Premier autonomicznego rządu Madery Miguel Albuquerque ogłosił w niedzielę, że szalejący na tej portugalskiej wyspie od środy pożar jest “dziełem podpalacza”. Konieczna była ewakuacja kilkuset mieszkańców centralnej części Madery.
Podczas wieczornej konferencji prasowej premier Albuquerque poinformował, że “ogień został podłożony w trudno dostępnej części lasu” w środkowej części wyspy.

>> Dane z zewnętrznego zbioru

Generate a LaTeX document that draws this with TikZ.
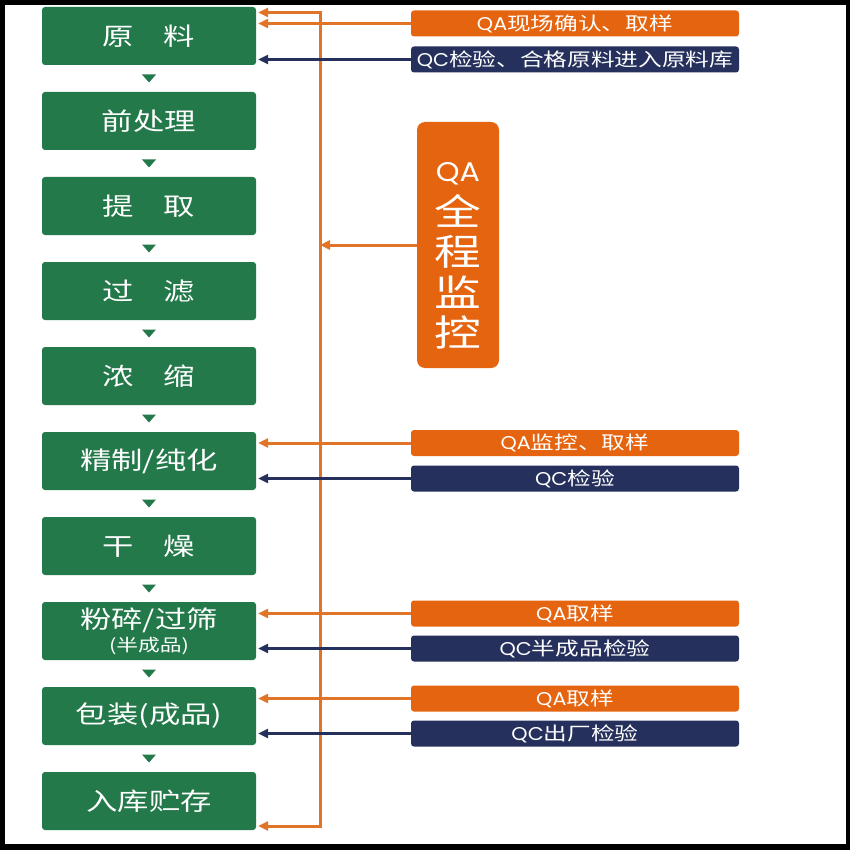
\documentclass[tikz,border=0pt]{standalone}
\usepackage{fontspec}
\setmainfont{Noto Sans CJK SC}[FakeStretch=1.28]
\newfontfamily\lat{Poppins}[FakeStretch=1.12]
\usetikzlibrary{arrows.meta,calc}
\definecolor{grn}{HTML}{23794A}
\definecolor{org}{HTML}{E5640F}
\definecolor{nav}{HTML}{25305C}
\definecolor{oline}{HTML}{E27427}
\tikzset{
  stepbox/.style={fill=grn, rounded corners=3pt, minimum width=214pt, minimum height=58pt,
    text=white, font=\fontsize{24.5}{27}\selectfont, inner sep=0pt, align=center},
  qabox/.style={fill=org, rounded corners=3pt, minimum width=328pt, minimum height=26pt,
    text=white, font=\fontsize{18.5}{21}\selectfont, inner sep=0pt},
  qcbox/.style={qabox, fill=nav},
  tip/.style={-{Triangle[length=10pt,width=9pt]}},
  oarr/.style={draw=oline, line width=3pt, tip},
  narr/.style={draw=nav, line width=2.4pt, tip},
  tri/.style={fill=grn}
}
\begin{document}
\begin{tikzpicture}[x=1pt,y=-1pt]
\useasboundingbox (0,0) rectangle (850,850);
\fill[black] (0,0) rectangle (850,850);
\fill[white] (5,5) rectangle (846,844);

% process steps
\node[stepbox] (b1) at (149,36) {原\hspace{1.2em}料};
\node[stepbox] (b2) at (149,121) {前处理};
\node[stepbox] (b3) at (149,206) {提\hspace{1.2em}取};
\node[stepbox] (b4) at (149,291) {过\hspace{1.2em}滤};
\node[stepbox] (b5) at (149,376) {浓\hspace{1.2em}缩};
\node[stepbox] (b6) at (149,461) {精制/纯化};
\node[stepbox] (b7) at (149,546) {干\hspace{1.2em}燥};
\node[stepbox] (b8) at (149,631) {粉碎/过筛\\[-4pt]{\fontsize{17}{18}\selectfont (半成品)\hspace{18pt}}};
\node[stepbox] (b9) at (149,716) {包装(成品)};
\node[stepbox] (b10) at (149,801) {入库贮存};

% small triangles between steps
\foreach \a/\b in {b1/b2,b2/b3,b3/b4,b4/b5,b5/b6,b6/b7,b7/b8,b8/b9,b9/b10}{
  \coordinate (m) at ($(\a.south)!0.5!(\b.north)$);
  \fill[tri] ($(m)+(-7,-4)$) -- ($(m)+(7,-4)$) -- ($(m)+(0,4)$) -- cycle;
}

% QA / QC labels
\node[qabox] (qa1) at (575,23.5) {{\lat QA}现场确认、取样};
\node[qcbox] (qc1) at (575,59.5) {{\lat QC}检验、合格原料进入原料库};
\node[qabox] (qa2) at (575,443) {{\lat QA}监控、取样};
\node[qcbox] (qc2) at (575,478.5) {{\lat QC}检验};
\node[qabox] (qa3) at (575,613.5) {{\lat QA}取样};
\node[qcbox] (qc3) at (575,648.5) {{\lat QC}半成品检验};
\node[qabox] (qa4) at (575,698.5) {{\lat QA}取样};
\node[qcbox] (qc4) at (575,733.5) {{\lat QC}出厂检验};

% big QA box
\node[fill=org, rounded corners=8pt, minimum width=82pt, minimum height=246pt, inner sep=0pt] (qa) at (458,245) {};
\node[text=white, align=center, inner sep=0pt, font=\fontsize{36.5}{40.5}\selectfont] (qat) at (458,256)
  {{\lat\fontsize{27}{29}\selectfont QA}\\[3pt]全\\程\\监\\控};

% vertical monitoring line
\coordinate (ltop) at (320,12.5);
\coordinate (lbot) at (320,826);
\draw[draw=oline, line width=3pt, {Triangle[length=10pt,width=9pt]}-{Triangle[length=10pt,width=9pt]}]
  ($(b1.east |- ltop)+(2,0)$) -- (ltop) -- (lbot) -- ($(b10.east |- lbot)+(2,0)$);
\draw[oarr] (qa.west) -- (qa.west -| ltop);

% label arrows
\foreach \n/\b in {qa1/b1,qa2/b6,qa3/b8,qa4/b9}{
  \draw[oarr] (\n.west) -- ($(\b.east |- \n.west)+(2,0)$);
}
\foreach \n/\b in {qc1/b1,qc2/b6,qc3/b8,qc4/b9}{
  \draw[narr] (\n.west) -- ($(\b.east |- \n.west)+(2,0)$);
}
\end{tikzpicture}
\end{document}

Nazwał mianem “niewystarczającej” dotychczasową pomoc rządu Portugalii dla walczącej z pożarem Madery, pomimo, że z inicjatywy gabinetu Luisa Montenegro w niedzielę dotarło na wyspę 80 strażaków i ratowników z Lizbony.
Oświadczenie szefa regionalnego rządu zbiegło się z informacją portugalskiej gazety “Diario de Noticias”, według której w niedzielny wieczór policja na wyspie otrzymała zgłoszenie dotyczące innego podpalacza w Funchal, głównym mieście Madery. Według dziennika mężczyzna został spłoszony przez okoliczną ludność podczas próby podłożenia ognia w jednym z parków miejskich.
W związku z szalejącym w środkowej Maderze żywiołem od soboty prowadzona jest ewakuacja ludności z miejscowości zagrożonych przez ogień, m.in. z popularnego wśród turystów Curral das Freiras.
Kataklizm na Maderze, na której obecni są liczni turyści, w tym Polacy, strawił już ponad 5 tys. hektarów lasów. Jest on jednym z 30 trawiących w niedzielę Portugalię pożarów. W ich efekcie zginęła jedna osoba, a trzy zostały ranne. Wśród poszkodowanych jest dwóch strażaków.
Walkę z żywiołem utrudniają panujące upały oraz porywisty wiatr, przyspieszający rytm przesuwania się ognia. Komplikuje on też strażakom ocenę sytuacji w terenie.